Most chat interfaces treat conversations as short-lived; nanobot treats agent work as persistent workflows you can own. It keeps the runtime small and inspectable while providing the pieces needed for long-running goals: chat channels, tools, durable memory, model routing and automation — all with simple self-hosting and extension points.
What Sets It Apart
- Small, inspectable core: the agent loop and runtime are intentionally compact so contributors can understand and modify behavior without a large orchestration layer — so what: faster onboarding for maintainers and safer self-hosting.
- Persistent workflows & memory: session history plus a Dream-backed long-term memory let agents sustain multi-step goals and scheduled automations — so what: you can run long-horizon tasks (cron-style automations, ongoing monitoring, or multi-step planning) without losing context.
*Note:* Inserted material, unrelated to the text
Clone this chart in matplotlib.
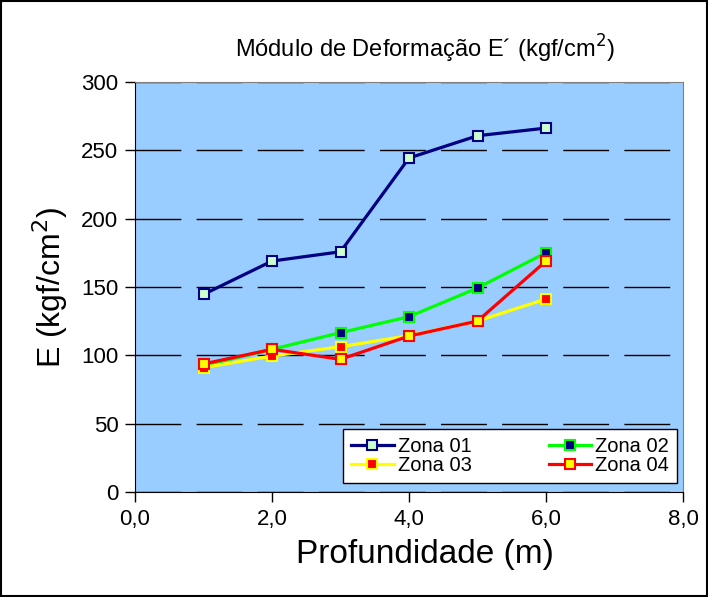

- Chat-native reach and provider freedom: bundled WebUI plus connectors for Telegram, Discord, Slack, WeChat, email and more, and OpenAI-compatible provider presets (local LLMs such as vLLM supported) — so what: integrate into existing chat ecosystems or plug in local/hosted models without code changes.
- Developer ergonomics & integration points: Python SDK, OpenAI-compatible API surface, MCP support, and deployment options (PyPI, source, Docker) — so what: embed nanobot in pipelines, build custom skills, or operate it as a local gateway.
Who It's For and Tradeoffs
Great fit if you want a self-hosted personal agent that prioritizes transparency, long-running workflows, and multi-channel chat reach. It is especially useful for developers or teams who need a lightweight agent runtime that can be extended with custom tools, automations, or local models.
Look elsewhere if you need an enterprise-grade, fully managed orchestration platform with heavy-duty scaling guarantees out of the box; nanobot favors a compact, user-auditable core and expects operators to handle production hardening and security configuration themselves.
Where It Fits
Technically sits between toy single-file agents and heavyweight orchestration platforms: a practical runtime for owners who want control over models, tooling and memory while retaining an accessible developer surface and chat-first integrations.